● **Requirement**
Copy the data exactly; pictures stay out of the copy.

● **Supplied information**
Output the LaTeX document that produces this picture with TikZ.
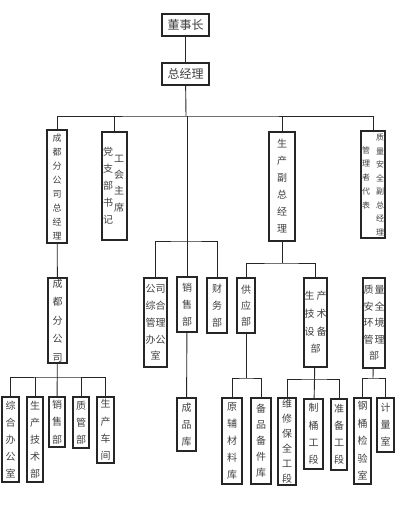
\documentclass[tikz,border=0pt]{standalone}
\usepackage{fontspec}
\newfontfamily\cjk{Noto Sans CJK SC}
\tikzset{
  box/.style={draw=black!85, line width=1.1pt, inner sep=0pt, align=center, text=black!75},
  vt/.style={inner sep=0pt, align=center, text=black!75},
  ln/.style={draw=black!85, line width=0.9pt}
}
\newcommand\mkbox[8]{%
  \node[box, minimum width={#4-#2}, minimum height={#5-#3},
        font=\cjk\fontsize{#6}{#7}\selectfont] (#1) at ({(#2+#4)/2},{(#3+#5)/2}) {#8};}
\begin{document}
\begin{tikzpicture}[x=1pt,y=-1pt]
\useasboundingbox[fill=white] (0,0) rectangle (417,511);
% level 0/1
\mkbox{dsz}{162}{14}{209}{36}{12}{14}{董事长}
\mkbox{zjl}{162}{63}{209}{85}{12}{14}{总经理}
% level 2
\mkbox{cdz}{47}{130}{67}{243}{9}{14}{成\\都\\分\\公\\司\\总\\经\\理}
\mkbox{dzb}{102}{132}{127}{240}{10}{17}{}
\node[vt, font=\cjk\fontsize{10}{17}\selectfont] (dzbt) at (108,186) {党\\支\\部\\书\\记};
\node[vt, font=\cjk\fontsize{10}{16.3}\selectfont] (ghzx) at (119,183.5) {工\\会\\主\\席};
\mkbox{scf}{269}{132}{295}{241}{10}{17}{生\\产\\副\\总\\经\\理}
\mkbox{zla}{361}{131}{385}{238}{8}{13.5}{}
\node[vt, font=\cjk\fontsize{8}{13.5}\selectfont] (zlat) at (380,185) {质\\量\\安\\全\\副\\总\\经\\理};
\node[vt, font=\cjk\fontsize{8}{13.75}\selectfont] (glz) at (366,177.5) {管\\理\\者\\代\\表};
% level 3
\mkbox{cdf}{48}{278}{67}{363}{10}{18.5}{成\\都\\分\\公\\司}
\mkbox{gsz}{144}{278}{167}{367}{10}{16.75}{公司\\综合\\管理\\办公\\室}
\mkbox{xsb}{177}{277}{197}{332}{10}{17}{销\\售\\部}
\mkbox{cwb}{207}{278}{227}{333}{10}{17}{财\\务\\部}
\mkbox{gyb}{237}{278}{255}{333}{10}{16}{供\\应\\部}
\mkbox{scj}{304}{278}{327}{367}{10}{17.7}{生\hspace{2pt}产\\技\hspace{2pt}术\\设\hspace{2pt}备\\部}
\mkbox{zah}{363}{278}{385}{368}{10}{16.5}{质\hspace{1pt}量\\安\hspace{1pt}全\\环\hspace{1pt}境\\管\hspace{1pt}理\\部}
% level 4
\mkbox{zhb}{2}{397}{19}{482}{10}{17}{综\\合\\办\\公\\室}
\mkbox{scjs}{27}{397}{43}{482}{10}{17}{生\\产\\技\\术\\部}
\mkbox{xsb2}{49}{397}{65}{447}{10}{17.5}{销\\售\\部}
\mkbox{zgb}{73}{397}{89}{448}{10}{17}{质\\管\\部}
\mkbox{sccj}{97}{397}{114}{463}{10}{17.3}{生\\产\\车\\间}
\mkbox{cpk}{177}{398}{196}{451}{10}{17}{成\\品\\库}
\mkbox{yfc}{222}{398}{242}{484}{10}{17}{原\\辅\\材\\料\\库}
\mkbox{bpb}{251}{398}{271}{484}{10}{16}{备\\品\\备\\件\\库}
\mkbox{wxb}{278}{398}{296}{485}{10}{15}{维\\修\\保\\全\\工\\段}
\mkbox{ztg}{304}{399}{323}{469}{10}{17.3}{制\\桶\\工\\段}
\mkbox{zbg}{331}{399}{347}{470}{10}{17}{准\\备\\工\\段}
\mkbox{gtj}{354}{398}{371}{484}{10}{17.5}{钢\\桶\\检\\验\\室}
\mkbox{jls}{377}{398}{394}{452}{10}{17}{计\\量\\室}
% connectors
\coordinate (b1) at (186,116);
\coordinate (b2) at (186,241);
\coordinate (b3) at (57,377);
\coordinate (b4) at (282,263);
\coordinate (b5) at (246,378);
\coordinate (b6) at (315,379);
\coordinate (b7) at (373,378);
\draw[ln] (dsz) -- (zjl);
\draw[ln] (zjl) -- (b1);
\draw[ln] (cdz.north) |- (b1) -| (zla.north);
\draw[ln] (dzb.north) -- (dzb.north |- b1);
\draw[ln] (scf.north) -- (scf.north |- b1);
\draw[ln] (xsb.north) -- (xsb.north |- b1);
\draw[ln] (gsz.north) |- (b2) -| (cwb.north);
\draw[ln] (cdz) -- (cdf);
\draw[ln] (zhb.north) |- (b3) -| (sccj.north);
\draw[ln] (cdf) -- (xsb2);
\draw[ln] (scjs.north) -- (scjs.north |- b3);
\draw[ln] (zgb.north) -- (zgb.north |- b3);
\draw[ln] (xsb) -- (cpk);
\draw[ln] (scf) -- (b4);
\draw[ln] (gyb.north) |- (b4) -| (scj.north);
\draw[ln] (gyb) -- (b5);
\draw[ln] (yfc.north) |- (b5) -| (bpb.north);
\draw[ln] (scj) -- (ztg);
\draw[ln] (wxb.north) |- (b6) -| (zbg.north);
\draw[ln] (zah) -- (b7);
\draw[ln] (gtj.north) |- (b7) -| (jls.north);
\end{tikzpicture}
\end{document}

● **The answer**
Output the LaTeX document that produces this picture with TikZ.
\documentclass[tikz,border=0pt]{standalone}
\usepackage{fontspec}
\newfontfamily\cjk{Noto Sans CJK SC}
\tikzset{
  box/.style={draw=black!85, line width=1.1pt, inner sep=0pt, align=center, text=black!75},
  vt/.style={inner sep=0pt, align=center, text=black!75},
  ln/.style={draw=black!85, line width=0.9pt}
}
\newcommand\mkbox[8]{%
  \node[box, minimum width={#4-#2}, minimum height={#5-#3},
        font=\cjk\fontsize{#6}{#7}\selectfont] (#1) at ({(#2+#4)/2},{(#3+#5)/2}) {#8};}
\begin{document}
\begin{tikzpicture}[x=1pt,y=-1pt]
\useasboundingbox[fill=white] (0,0) rectangle (417,511);
% level 0/1
\mkbox{dsz}{162}{14}{209}{36}{12}{14}{董事长}
\mkbox{zjl}{162}{63}{209}{85}{12}{14}{总经理}
% level 2
\mkbox{cdz}{47}{130}{67}{243}{9}{14}{成\\都\\分\\公\\司\\总\\经\\理}
\mkbox{dzb}{102}{132}{127}{240}{10}{17}{}
\node[vt, font=\cjk\fontsize{10}{17}\selectfont] (dzbt) at (108,186) {党\\支\\部\\书\\记};
\node[vt, font=\cjk\fontsize{10}{16.3}\selectfont] (ghzx) at (119,183.5) {工\\会\\主\\席};
\mkbox{scf}{269}{132}{295}{241}{10}{17}{生\\产\\副\\总\\经\\理}
\mkbox{zla}{361}{131}{385}{238}{8}{13.5}{}
\node[vt, font=\cjk\fontsize{8}{13.5}\selectfont] (zlat) at (380,185) {质\\量\\安\\全\\副\\总\\经\\理};
\node[vt, font=\cjk\fontsize{8}{13.75}\selectfont] (glz) at (366,177.5) {管\\理\\者\\代\\表};
% level 3
\mkbox{cdf}{48}{278}{67}{363}{10}{18.5}{成\\都\\分\\公\\司}
\mkbox{gsz}{144}{278}{167}{367}{10}{16.75}{公司\\综合\\管理\\办公\\室}
\mkbox{xsb}{177}{277}{197}{332}{10}{17}{销\\售\\部}
\mkbox{cwb}{207}{278}{227}{333}{10}{17}{财\\务\\部}
\mkbox{gyb}{237}{278}{255}{333}{10}{16}{供\\应\\部}
\mkbox{scj}{304}{278}{327}{367}{10}{17.7}{生\hspace{2pt}产\\技\hspace{2pt}术\\设\hspace{2pt}备\\部}
\mkbox{zah}{363}{278}{385}{368}{10}{16.5}{质\hspace{1pt}量\\安\hspace{1pt}全\\环\hspace{1pt}境\\管\hspace{1pt}理\\部}
% level 4
\mkbox{zhb}{2}{397}{19}{482}{10}{17}{综\\合\\办\\公\\室}
\mkbox{scjs}{27}{397}{43}{482}{10}{17}{生\\产\\技\\术\\部}
\mkbox{xsb2}{49}{397}{65}{447}{10}{17.5}{销\\售\\部}
\mkbox{zgb}{73}{397}{89}{448}{10}{17}{质\\管\\部}
\mkbox{sccj}{97}{397}{114}{463}{10}{17.3}{生\\产\\车\\间}
\mkbox{cpk}{177}{398}{196}{451}{10}{17}{成\\品\\库}
\mkbox{yfc}{222}{398}{242}{484}{10}{17}{原\\辅\\材\\料\\库}
\mkbox{bpb}{251}{398}{271}{484}{10}{16}{备\\品\\备\\件\\库}
\mkbox{wxb}{278}{398}{296}{485}{10}{15}{维\\修\\保\\全\\工\\段}
\mkbox{ztg}{304}{399}{323}{469}{10}{17.3}{制\\桶\\工\\段}
\mkbox{zbg}{331}{399}{347}{470}{10}{17}{准\\备\\工\\段}
\mkbox{gtj}{354}{398}{371}{484}{10}{17.5}{钢\\桶\\检\\验\\室}
\mkbox{jls}{377}{398}{394}{452}{10}{17}{计\\量\\室}
% connectors
\coordinate (b1) at (186,116);
\coordinate (b2) at (186,241);
\coordinate (b3) at (57,377);
\coordinate (b4) at (282,263);
\coordinate (b5) at (246,378);
\coordinate (b6) at (315,379);
\coordinate (b7) at (373,378);
\draw[ln] (dsz) -- (zjl);
\draw[ln] (zjl) -- (b1);
\draw[ln] (cdz.north) |- (b1) -| (zla.north);
\draw[ln] (dzb.north) -- (dzb.north |- b1);
\draw[ln] (scf.north) -- (scf.north |- b1);
\draw[ln] (xsb.north) -- (xsb.north |- b1);
\draw[ln] (gsz.north) |- (b2) -| (cwb.north);
\draw[ln] (cdz) -- (cdf);
\draw[ln] (zhb.north) |- (b3) -| (sccj.north);
\draw[ln] (cdf) -- (xsb2);
\draw[ln] (scjs.north) -- (scjs.north |- b3);
\draw[ln] (zgb.north) -- (zgb.north |- b3);
\draw[ln] (xsb) -- (cpk);
\draw[ln] (scf) -- (b4);
\draw[ln] (gyb.north) |- (b4) -| (scj.north);
\draw[ln] (gyb) -- (b5);
\draw[ln] (yfc.north) |- (b5) -| (bpb.north);
\draw[ln] (scj) -- (ztg);
\draw[ln] (wxb.north) |- (b6) -| (zbg.north);
\draw[ln] (zah) -- (b7);
\draw[ln] (gtj.north) |- (b7) -| (jls.north);
\end{tikzpicture}
\end{document}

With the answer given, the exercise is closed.